Turkey’s Erdogan says European leaders must put end to Macron’s ‘anti-Islam’ agenda
Turkish President Recep Tayyip Erdogan called on Monday for Turks never to buy French goods and urged European Union leaders to halt French leader Emmanuel Macron’s “anti-Islam” agenda.
Erdogan said on Saturday Macron had a problem with Muslims and needed checks on his mental health - a rebuke that caused France to recall its ambassador from Ankara. He made similar comments the next day and again on Monday.
“Just like they say ‘Don’t buy good with Turkish brands’ in France, I am calling to all my citizens from here to never help French brands or buy them,” Erdogan said.
France is the 10th biggest source of imports into Turkey and the seventh biggest market for Turkey’s exports, according to Turkey’s statistical institute. Among major French imports, French autos are among the highest selling cars in Turkey.

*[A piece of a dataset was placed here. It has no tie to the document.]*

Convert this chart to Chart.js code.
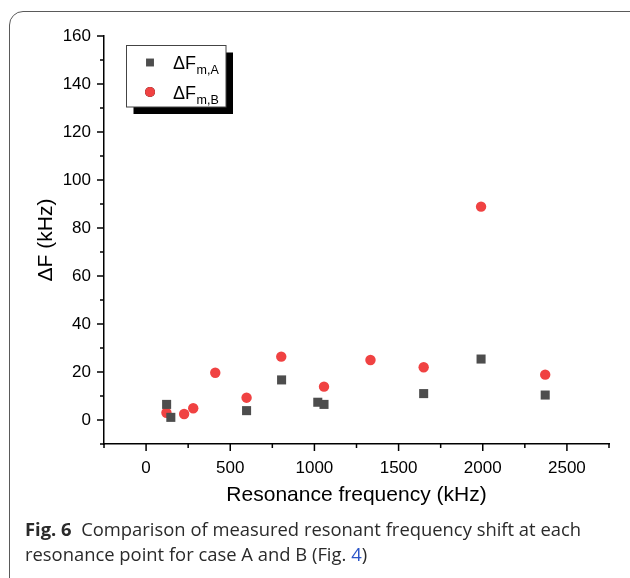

Erdogan also said Muslims in Europe were subjected to a “lynch campaign” like Jews before World War II and accused some Western leaders of championing Islamophobia, calling them “fascists.”
“You are in a real sense fascists, you are in a real sense the links in the chain of Nazism,” said Erdogan, without giving any names.
“Muslims are now subjected to a lynch campaign similar to that against Jews in Europe before World War II.”
Macron has pledged to fight “Islamist separatism,” saying it was threatening to take over some Muslim communities in France.
The country has since been shaken by the beheading of a teacher by an extremist, avenging the use of cartoons of the Prophet Mohammad in a class on freedom of expression.
European leaders must put an end to Macron’s “anti-Islam” agenda, Erdogan said in a speech at the start of a week of activities in Turkey to commemorate the birthday of the Prophet Mohammad.
Turkey and France are both members of the NATO military alliance, but have been at odds over issues including Syria and Libya, maritime jurisdiction in the eastern Mediterranean, and the conflict in Nagorno-Karabakh.